At four-twenty-five I got off the locker room and headed to the starting point aka ‘the generator’.  I was not sure if there was going to be any other runner apart from ‘the coach’.  This turned out to be true since by four-thirty there was no one else.

It is happening
Just as I was about to countdown at four-thirty-five, Nick stepped onto the arena from nowhere and joined me, with a, “My shin has been hurting for some time, but I believe I shall make the run.”
“Are you sure you want to do this?,” I asked the typical ‘coach’ question.
“This is a two and a half hour run, are you sure?,” I repeated.
“I am here,” he confirmed his presence, “We shall just have to go, though slowly.”

We set off, slowly, and started on the ‘new international route’ for a second time.  The first time being during the fifth international done by the B-team.  This time however the B-team was no longer defending the title.  Nonetheless, the run was as per script.  You get to the 4k point at the Ndumbo river, then you are faced with the 7km of uphill all the way to the Nakuru highway at Gitaru.  This is where ‘the new international’ gets its name as the ‘meanest’ of circuits so far.  I was taking it slowly at the head of the pack, with Nick tagging along.  I set a slow pace and kept monitoring the footsteps behind to time my pace.  By the time we reached Gitaru, I had to walk a bit to let Nick catch up, and then join me in the walking.
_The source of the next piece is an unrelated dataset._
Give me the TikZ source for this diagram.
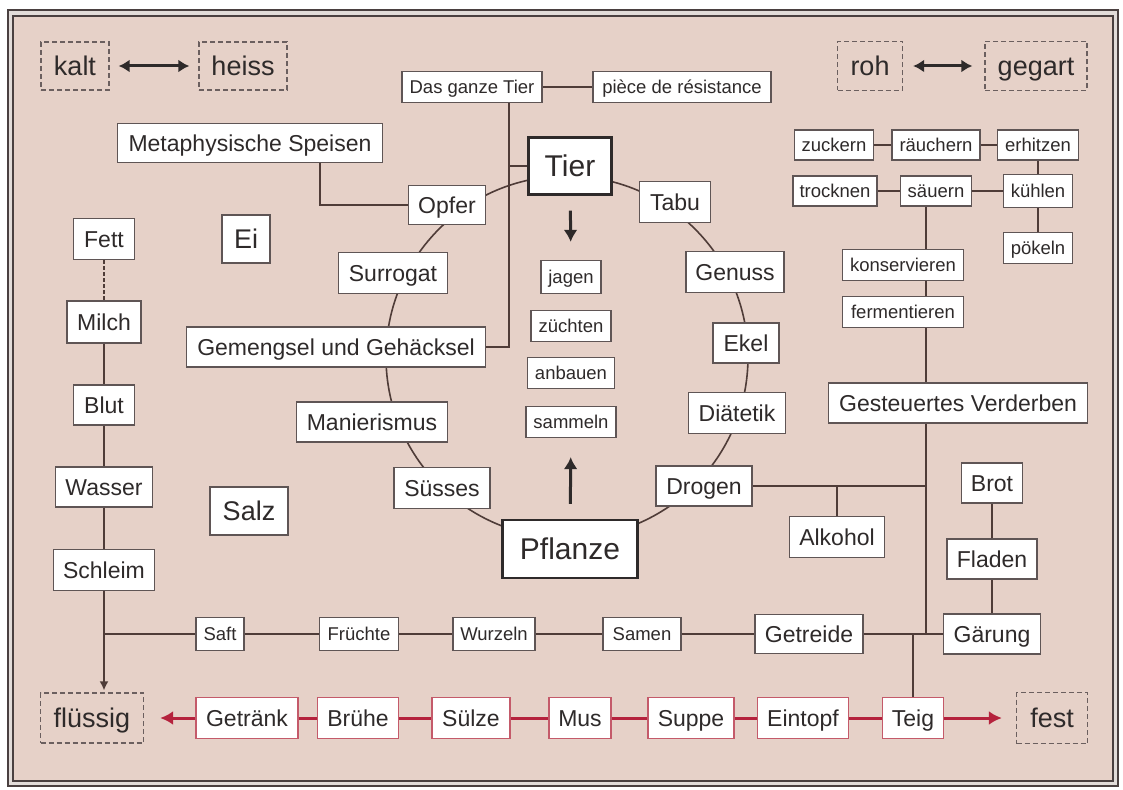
\documentclass[tikz,border=0pt]{standalone}
\usepackage{fontspec}
\setmainfont{Liberation Sans}
\usetikzlibrary{arrows.meta}
\newcommand\fsz[1]{\fontsize{#1}{#1}\selectfont}
\definecolor{bgc}{HTML}{E6D1C8}
\definecolor{bandc}{HTML}{E2DCD9}
\definecolor{framec}{HTML}{4A4040}
\definecolor{bordc}{HTML}{5F5555}
\definecolor{linec}{HTML}{4F3C38}
\definecolor{txt}{HTML}{2E2A2A}
\definecolor{dashc}{HTML}{6B5F5F}
\definecolor{redl}{HTML}{B5223D}
\definecolor{redb}{HTML}{C45A6A}
\tikzset{
 box/.style={draw=bordc, line width=1.3pt, fill=white, inner sep=0pt, text=txt, font=\fsz{23}, text height=16.6pt, text depth=0pt},
 sbox/.style={box, font=\fsz{18.5}, text height=13.3pt},
 lbox/.style={box, font=\fsz{27}, text height=19.4pt},
 hbox/.style={box, line width=2.2pt, draw=txt, font=\fsz{30}, text height=21.6pt},
 dbox/.style={draw=dashc, line width=1.3pt, dash pattern=on 5pt off 3pt, inner sep=0pt, text=txt, font=\fsz{27}, text height=19.4pt, text depth=0pt},
 rbox/.style={box, draw=redb},
 ln/.style={draw=linec, line width=1.6pt},
 rln/.style={draw=redl, line width=3pt},
 bw/.style 2 args={minimum width=#1pt, minimum height=#2pt},
 darr/.style={draw=txt, line width=3pt, {Latex[length=11pt,width=13pt]}-{Latex[length=11pt,width=13pt]}},
 varr/.style={draw=txt, line width=3pt, -{Latex[length=12pt,width=14pt]}},
 rarr/.style={rln, -{Latex[length=13pt,width=14pt]}},
}
\begin{document}
\begin{tikzpicture}[x=1pt,y=-1pt]
\useasboundingbox (0,0) rectangle (1123,789);
% frame
\fill[white] (0,0) rectangle (1123,789);
\draw[framec, line width=2pt, fill=bandc] (8,10) rectangle (1118,786);
\draw[framec, line width=1.4pt, fill=bgc] (13,16) rectangle (1113,781);
% ring behind the nodes
\coordinate (ring) at (567,357);
\draw[ln] (ring) circle[radius=181];

% dashed pole boxes
\node[dbox, bw={68}{48}] (kalt) at (75,66) {kalt};
\node[dbox, bw={88}{48}] (heiss) at (243,66) {heiss};
\node[dbox, bw={65}{49}] (roh) at (870,66) {roh};
\node[dbox, bw={102}{49}] (gegart) at (1036,66) {gegart};
\node[dbox, bw={103}{50}] (fluessig) at (92,718) {flüssig};
\node[dbox, bw={71}{51}] (fest) at (1052,718) {fest};

% top
\node[sbox, bw={140}{31}] (dgt) at (472,87) {Das ganze Tier};
\node[sbox, bw={178}{31}] (piece) at (682,87) {pièce de résistance};
\node[box, bw={265}{39}] (meta) at (250,143) {Metaphysische Speisen};

% ring nodes
\node[hbox, bw={83}{57}] (tier) at (570,166) {Tier};
\node[box, bw={77}{39}] (opfer) at (447,205) {Opfer};
\node[box, bw={71}{41}] (tabu) at (675,202) {Tabu};
\node[box, bw={109}{41}] (surrogat) at (393,273) {Surrogat};
\node[box, bw={98}{41}] (genuss) at (735,272) {Genuss};
\node[box, bw={66}{40}] (ekel) at (746,343) {Ekel};
\node[box, bw={299}{40}] (gem) at (336,347) {Gemengsel und Gehäcksel};
\node[box, bw={97}{41}] (dia) at (737,413) {Diätetik};
\node[box, bw={151}{40}] (mani) at (372,422) {Manierismus};
\node[box, bw={96}{40}] (drogen) at (704,486) {Drogen};
\node[box, bw={96}{41}] (suesses) at (442,488) {Süsses};
\node[hbox, bw={135}{58}] (pflanze) at (570,549) {Pflanze};

% inner verbs
\node[sbox, bw={60}{33}] (jagen) at (571,277) {jagen};
\node[sbox, bw={80}{31}] (zuechten) at (571,326) {züchten};
\node[sbox, bw={87}{31}] (anbauen) at (571,373) {anbauen};
\node[sbox, bw={90}{31}] (sammeln) at (571,422) {sammeln};

% left column
\node[box, bw={61}{41}] (fett) at (104,239) {Fett};
\node[box, bw={74}{42}] (milch) at (104,322) {Milch};
\node[box, bw={61}{40}] (blut) at (104,405) {Blut};
\node[box, bw={97}{40}] (wasser) at (104,487) {Wasser};
\node[box, bw={101}{41}] (schleim) at (104,570) {Schleim};
\node[lbox, bw={48}{48}] (ei) at (246,239) {Ei};
\node[lbox, bw={78}{48}] (salz) at (249,511) {Salz};

% top right cluster
\node[sbox, bw={79}{30}] (zuckern) at (834,145) {zuckern};
\node[sbox, bw={88}{30}] (raeuchern) at (936,145) {räuchern};
\node[sbox, bw={81}{30}] (erhitzen) at (1038,145) {erhitzen};
\node[sbox, bw={84}{30}] (trocknen) at (835,191) {trocknen};
\node[sbox, bw={71}{30}] (saeuern) at (936,191) {säuern};
\node[sbox, bw={69}{33}] (kuehlen) at (1038,191) {kühlen};
\node[sbox, bw={69}{31}] (poekeln) at (1038,248) {pökeln};
\node[sbox, bw={121}{31}] (konserv) at (903,265) {konservieren};
\node[sbox, bw={121}{31}] (ferm) at (903,312) {fermentieren};
\node[box, bw={259}{40}] (gv) at (958,403) {Gesteuertes Verderben};
\node[box, bw={61}{40}] (brot) at (992,483) {Brot};
\node[box, bw={90}{40}] (fladen) at (992,559) {Fladen};
\node[box, bw={95}{41}] (alkohol) at (837,537) {Alkohol};

% row of plant parts
\node[sbox, bw={48}{33}] (saft) at (220,634) {Saft};
\node[sbox, bw={79}{33}] (fruechte) at (359,634) {Früchte};
\node[sbox, bw={82}{33}] (wurzeln) at (494,634) {Wurzeln};
\node[sbox, bw={78}{33}] (samen) at (642,634) {Samen};
\node[box, bw={108}{39}] (getreide) at (809,634) {Getreide};
\node[box, bw={97}{40}] (gaerung) at (992,634) {Gärung};

% red row
\node[rbox, bw={102}{41}] (getraenk) at (247,718) {Getränk};
\node[rbox, bw={81}{41}] (bruehe) at (358,718) {Brühe};
\node[rbox, bw={78}{41}] (suelze) at (471,718) {Sülze};
\node[rbox, bw={62}{41}] (mus) at (580,718) {Mus};
\node[rbox, bw={86}{41}] (suppe) at (691,718) {Suppe};
\node[rbox, bw={91}{41}] (eintopf) at (803,718) {Eintopf};
\node[rbox, bw={61}{41}] (teig) at (913,718) {Teig};

% helper x positions
\coordinate (mj) at (320,0);
\coordinate (tj) at (509,0);
\coordinate (vl) at (926,0);

% connectors
\draw[darr, shorten <=9pt, shorten >=9pt] (kalt) -- (heiss);
\draw[darr, shorten <=10pt, shorten >=12pt] (roh) -- (gegart);
\draw[ln] (dgt) -- (piece);
\draw[ln] (dgt.south -| tj) |- (gem.east);
\draw[ln] (tj |- tier.west) -- (tier.west);
\draw[ln] (meta.south -| mj) |- (opfer.west);
\draw[varr, shorten <=15pt, shorten >=18pt] (tier) -- (jagen);
\draw[varr, shorten <=15pt, shorten >=19pt] (pflanze) -- (sammeln);

\draw[ln, dash pattern=on 4pt off 2pt] (fett) -- (milch);
\draw[ln] (milch) -- (blut) -- (wasser) -- (schleim);
\draw[ln] (schleim.south) -- (schleim.south |- saft.west) -- (saft.west);
\draw[ln, -{Latex[length=9pt,width=9pt]}, shorten >=2pt] (schleim.south |- saft.west) -- (schleim.south |- fluessig.north);
\draw[ln] (saft) -- (fruechte) -- (wurzeln) -- (samen) -- (getreide) -- (gaerung);

\draw[ln] (zuckern) -- (raeuchern) -- (erhitzen);
\draw[ln] (trocknen) -- (saeuern) -- (kuehlen);
\draw[ln] (erhitzen) -- (kuehlen) -- (poekeln);
\draw[ln] (saeuern.south -| vl) -- (konserv.north -| vl);
\draw[ln] (konserv.south -| vl) -- (ferm.north -| vl);
\draw[ln] (ferm.south -| vl) -- (gv.north -| vl);
\draw[ln] (gv.south -| vl) -- (vl |- getreide.east);
\draw[ln] (drogen.east) -- (vl |- drogen.east);
\draw[ln] (alkohol.north) -- (alkohol.north |- drogen.east);
\draw[ln] (gaerung) -- (fladen) -- (brot);
\draw[ln] (teig.north) -- (teig.north |- getreide.east);

\draw[rln] (getraenk) -- (bruehe) -- (suelze) -- (mus) -- (suppe) -- (eintopf) -- (teig);
\draw[rarr, shorten >=16pt] (getraenk) -- (fluessig);
\draw[rarr, shorten >=14pt] (teig) -- (fest);
\end{tikzpicture}
\end{document}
“We still have another 10km back, are we making it back?,” I asked.
“Slowly by slowly,” he said, as we kept walked upto the Gitaru-Wangige road where we eventually resumed the run at some point, then redirected back on Kanyariri road, for the downhill to Ndumbo river.

We finished the run at 0.00.00, this is because I hit the reset immediately we reached the finishing line.  The run was done.  I was happy to have finished the year with this run.  And it did happen, despite it not happening… almost not happening.
Nick’s final word was, “This is my PB time of all these international halfs.  I did it in 2.18.20”

We have reset and are ready to start the running odometer on the zero come January.

Merry Christmas and Happy New Year 2019.